I had wanted to run with a 3rd person-limitted POV, alternating chapters between the two primary characters. But this wasn’t working out. The good bits of the story — the ones I extracted from the lumpy mess and wanted to shape into a new story — they were all from the main character’s POV. Trying to shoehorn another POV character into the story led inexorably to unimportant digressions, unnecessary scene set-ups and multiplying sub plots involving minor characters, leading ultimately to the very same  story bloat I was trying to escape. So I embraced the single POV character, remaining firmly in 3rd person limited.[1] This created an interesting side effect in the story structure. If the main character needed to be present for something to happen, I had to get hi there organically. This slows the pace, which is fine, as this allows me to create the sort of dreamlike, weird tale/hauntological atmosphere. But what it also does is make the chapters longer.

Now, I don’t know how other writers determine their chapter structures. Some have arbitrary rules[2] while others seem to have more organic rules.[3] Since I decided to just stick to one character POV, this means in effect, there’s nothing stopping me form just foregoing chapters altogether, like in a short story or novella. After all, chapters are just a convention form the days when novels were serialized. However, if I handed an agent or editor a 300 page manuscript with nothing but scene breaks, they’d look at me like I was mad.

Seems readers like convenient starting and stopping points, regardless of how the story is being told. Sort of like how you could watch all 10 episodes of season 1 of Game of Thrones back to back like a single 10 hour movie, but it would probably drive you to commit bloody acts of sexposition.

Anyway, I started looking at the plot outline, and realized it segmented into episodes divided by breaks in time and location. Whenever an episode reaches it’s denouement, there would be a cut in time before we picked up the story again.
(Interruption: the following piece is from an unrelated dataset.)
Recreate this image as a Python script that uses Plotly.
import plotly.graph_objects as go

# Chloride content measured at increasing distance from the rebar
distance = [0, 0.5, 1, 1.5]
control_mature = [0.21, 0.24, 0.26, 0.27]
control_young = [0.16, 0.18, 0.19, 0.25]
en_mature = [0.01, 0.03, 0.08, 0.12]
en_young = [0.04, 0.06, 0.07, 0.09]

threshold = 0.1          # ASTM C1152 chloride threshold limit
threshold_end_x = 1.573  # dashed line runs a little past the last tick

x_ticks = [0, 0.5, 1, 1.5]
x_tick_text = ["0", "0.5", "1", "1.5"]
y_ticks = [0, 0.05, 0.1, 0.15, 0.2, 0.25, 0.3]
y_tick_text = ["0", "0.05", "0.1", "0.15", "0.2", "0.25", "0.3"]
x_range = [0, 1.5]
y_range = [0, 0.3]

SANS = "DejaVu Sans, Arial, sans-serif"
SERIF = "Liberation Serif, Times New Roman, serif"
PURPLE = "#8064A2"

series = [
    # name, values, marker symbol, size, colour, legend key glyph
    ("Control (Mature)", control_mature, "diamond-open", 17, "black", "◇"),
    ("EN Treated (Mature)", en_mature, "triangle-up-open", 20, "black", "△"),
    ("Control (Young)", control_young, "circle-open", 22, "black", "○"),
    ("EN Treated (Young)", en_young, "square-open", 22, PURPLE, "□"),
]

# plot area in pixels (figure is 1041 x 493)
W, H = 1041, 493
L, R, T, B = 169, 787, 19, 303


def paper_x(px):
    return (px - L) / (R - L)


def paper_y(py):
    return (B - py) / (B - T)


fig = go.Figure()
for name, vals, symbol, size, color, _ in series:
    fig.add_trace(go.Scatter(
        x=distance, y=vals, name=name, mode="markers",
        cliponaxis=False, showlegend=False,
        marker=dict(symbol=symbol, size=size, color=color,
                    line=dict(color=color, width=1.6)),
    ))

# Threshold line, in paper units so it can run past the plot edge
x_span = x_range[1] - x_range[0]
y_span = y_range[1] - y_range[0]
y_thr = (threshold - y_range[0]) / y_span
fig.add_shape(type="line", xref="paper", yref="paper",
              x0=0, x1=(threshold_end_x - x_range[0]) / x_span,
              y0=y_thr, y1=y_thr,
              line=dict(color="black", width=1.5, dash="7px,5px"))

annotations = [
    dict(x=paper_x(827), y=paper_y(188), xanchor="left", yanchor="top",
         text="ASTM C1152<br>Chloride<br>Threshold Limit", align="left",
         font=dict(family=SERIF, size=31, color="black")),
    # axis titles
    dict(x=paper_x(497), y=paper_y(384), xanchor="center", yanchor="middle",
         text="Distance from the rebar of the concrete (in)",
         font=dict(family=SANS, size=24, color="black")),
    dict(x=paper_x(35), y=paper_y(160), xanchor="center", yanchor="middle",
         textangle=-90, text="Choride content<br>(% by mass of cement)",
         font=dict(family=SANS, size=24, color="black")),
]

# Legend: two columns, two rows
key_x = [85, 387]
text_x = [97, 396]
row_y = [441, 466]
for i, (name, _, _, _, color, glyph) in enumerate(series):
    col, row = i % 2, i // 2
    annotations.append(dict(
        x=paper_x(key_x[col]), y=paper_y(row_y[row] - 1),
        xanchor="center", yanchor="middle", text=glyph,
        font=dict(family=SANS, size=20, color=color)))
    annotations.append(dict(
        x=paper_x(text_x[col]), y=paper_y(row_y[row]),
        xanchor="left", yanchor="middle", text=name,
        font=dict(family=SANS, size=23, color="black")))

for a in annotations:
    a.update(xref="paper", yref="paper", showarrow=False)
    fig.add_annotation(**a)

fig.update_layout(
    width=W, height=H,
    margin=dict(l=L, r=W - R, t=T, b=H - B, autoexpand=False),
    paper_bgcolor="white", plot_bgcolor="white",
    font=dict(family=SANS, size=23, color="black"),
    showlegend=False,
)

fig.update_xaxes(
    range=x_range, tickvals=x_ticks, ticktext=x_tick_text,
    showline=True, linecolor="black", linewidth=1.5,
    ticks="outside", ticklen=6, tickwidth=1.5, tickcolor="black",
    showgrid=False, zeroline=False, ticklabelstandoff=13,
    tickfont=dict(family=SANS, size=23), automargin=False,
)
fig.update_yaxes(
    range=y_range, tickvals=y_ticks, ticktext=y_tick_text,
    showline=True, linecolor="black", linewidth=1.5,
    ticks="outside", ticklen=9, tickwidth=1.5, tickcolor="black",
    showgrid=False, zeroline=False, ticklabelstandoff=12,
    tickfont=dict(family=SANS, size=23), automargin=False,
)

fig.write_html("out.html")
This allows me to juggle subplots and structure each episode like a short story, so that you feel, by the end of each chapter, like both you and the characters have discovered something. After a few chapters, you (and the characters), start to pick up connections between the disparate subplots and they start to gel into a whole. What this does is create longer, more intricately structured chapters that allow me to play around with time in fun and interesting ways. Since this is a time travel story, this opens up opportunities that weren’t necessarily there with a more tightly wound plot, especially when it comes to pacing. No longer bound by the need to run headlong through the plot, I’ve got a little elbow room to set up the sort of slow tempo build-up you want from an atmospheric mystery-driven story.

So if you ever wondered why some books were made up of long rambling chapters while others were made up of short pithy chapters, that’s kinda sorta how that works.

1. This isn’t quite as limited as you might think. There are interesting little ways around this. In order to get glimpses into other character’s motives and head space, I decided to borrow a classic from the world of stage drama, the “French scene,” in which new characters enter and the characters already present hand the action over to them and then exit. This was developed as a way to maximize time and use small stages to better effect. One of the most famous French scenes is actually English, when Ophelia enters durring Hamlet’s “to be or not to be” soliloquy. Moliere was a master of the French scene—Tartuffe uses it almost exclusively.
2. Chuck Palhanik has said a chapter should be no more than 7 pages long. For his  minimalist, hyperreal style, that works. But I’m not writing one of those. John Rogers has said that the ideal length for a chapter in a pulp novel is 2500 words, as it forces you to discard anything not related to the plot and sprint on to the next scene as quickly as possible. Again, great for pulp novels. But I’m not writing one of those either.
3. If you do have multiple POV characters and are following them around in limited 3rd person, alternating chapters between them makes sense. Especially if you’re writing a Martin-esque multi volume doorstopper series. But even if you aren’t, your characters or plot should dictate soem sort of inherent structure. maybe time is a structuring device, and so each chapter is a different day.